Über die Definition des Versicherungsfalles lassen sich die Beweisschwierigkeiten des Klägers nicht kompensieren. Soweit in § 830 Abs. 1 Satz 2 BGB eine Regelung für Fälle alternativer Kausalität im Rahmen des Deliktsrechts existiert, ist dieser dort normierte Rechtsgedanke auf die vorliegende Fallgestaltung nicht übertragbar, da in der dortigen Regelung jedenfalls eine Gefährdungshandlung der mehreren Beteiligten für den Schadenseintritt erforderlich ist, woran es vorliegend mangelt, da keinerlei Verantwortlichkeit und Kontrollmöglichkeit des Beklagten für die schadhafte Wasserleitung bestand. Die Beweisnot des Klägers allein rechtfertigt keine Beweiserleichterung aus § 830 Abs. 1 Satz 2 BGB.

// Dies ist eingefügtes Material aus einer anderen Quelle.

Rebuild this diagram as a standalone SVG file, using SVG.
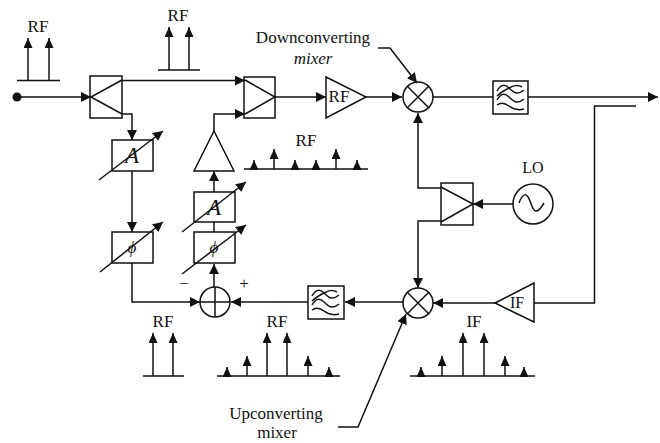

Die Kammer folgt damit der in Literatur und Rechtsprechung (Halm/Engelbrecht/Krahe-Wälder Versicherungsrecht Rn. 620; OLG Celle RuS 2012, 493) vertretenen Auffassung zur Definition des Versicherungsfalls und zur Wirksamkeit der Klausel in § 3 VGB 2008. Soweit der Kläger unter Hinweis auf eine vom Klägervertreter besuchte Fortbildungsveranstaltung auf eine angekündigte Änderung der Rechtsprechung im Sinne seiner Auffassung abstellt, vermag die Kammer dem nicht zu folgen. Es fehlt einerseits an der Darlegung einer dogmatisch tragfähigen Grundlage für diese Ansicht im Anwendungsbereich der VGB 2008, da der zur Auslegung herangezogene § 19 VGB 1988 nicht in die VGB 2008 übernommen wurde. Andererseits steht diese Ansicht – wie ausgeführt – auch nicht in Einklang mit bestimmten Regelungen des VVG.

Ein vertraglicher Leistungsanspruch des Klägers gegen den Beklagten besteht somit nicht. Diese für den Kläger aus der vorliegenden Beweisnot sich ergebende unbefriedigende Situation ließe sich nur durch eine Absprache der beteiligen Versicherer ausgleichen, vermag aber eine Abhilfe auf dogmatischer Ebene durch Definition des Versicherungsfalles nicht zu begründen.

Die Nebenentscheidungen folgen aus den §§ 91, 709 ZPO.